The biggest joke is Crick pointing out that the ex-nanny doesn’t mention the small bit of secretarial work she did on her Facebook profile. At around the same time I was doing temping work for the Legal Aid Board but I think Crick will struggle to find that on my Facebook profile either; that doesn’t “prove” I’m a liar for admitting I did it. I also like the comedy voice he put on when “quoting” the nanny, by way of demonstrating she must have been lying (as opposed to trying to recall a minor incident in her life ten years ago). I know what those Crick phonecalls are like having been on the receiving end of one myself; if a gobshite like me can be intimated, I’m not surprised she comes across as a little hesitant and nervous.

Of course, if it turns out that Spelman paid this woman for a longer period of time than she both she and Crick appear to agree she did, it might be a different matter. Otherwise it is a non-story and an act of scraping the very bottom of the barrel.

Now a piece on James Gray on the other hand…

9 comments

  1. “There is no doubt that her decision to employ her nanny to do some secretarial work for her after first getting elected in 1997 was in clear breach of the rules.”

    If the nanny really did do secretarial work I do not think anyone will mind. Surely the charge is that the nanny was busy being a nanny and did not do any secretarial work?

  2. But no-one, least of all Crick, has offered any evidence that she was paid to nanny between 1997 and 1998. By contrast, no one is disputing that she wasn’t paid out of expenses for anything between 1998 and 2003. It seems like a pretty weak case to me, based purely on Crick’s team mounting a sting on an ex-nanny over an incident more than a decade ago.

    The way these stings work incidently, is that Crick gets a researcher to phone them up and have a nice, cosy, ‘I’m on your side’ chat. Then an hour later Crick himself rings them up and barracks them, throwing their own words back at them. Against an experienced politico that is reasonably fair enough, but against an ex-nanny who has never, as far as I’m aware, gone into politics at any level, it whiffs.

  3. I would add that even if she was paying her nanny for nannying, if it ended a decade ago and she stopped it, it is hardly a scandal in the league of the Giles Chichester incident (itself pretty small fry in the big scheme of things).

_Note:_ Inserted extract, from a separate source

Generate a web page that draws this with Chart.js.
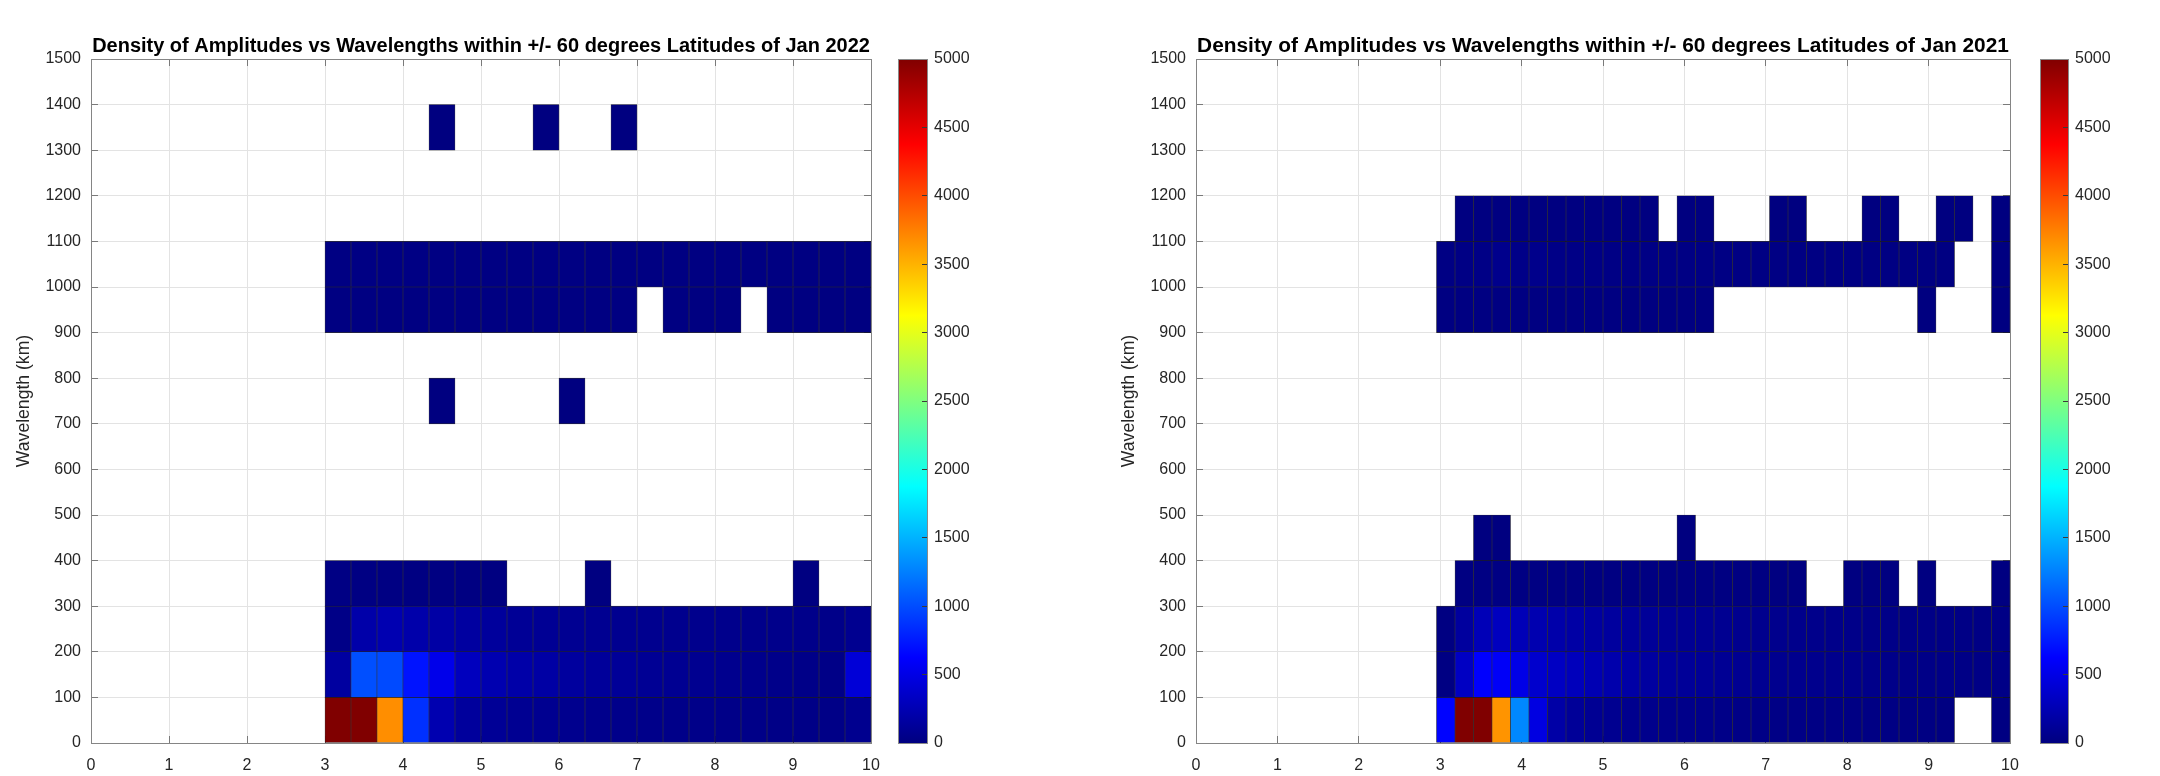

  4. James Graham says ‘if she was paying her nanny for nannying, if it ended a decade ago and she stopped it, it is hardly a scandal in the league of the Giles Chichester incident’

    As long as she paid back the dosh – with interest

  5. I’d concede she should pay it back in real terms (RPI) but calling for interest is a little petty.

  6. Actually, I’d go further in that if it does turn out her statement today was a tissue of lies, she’s fucked. But I don’t accept there is any evidence to suggest that.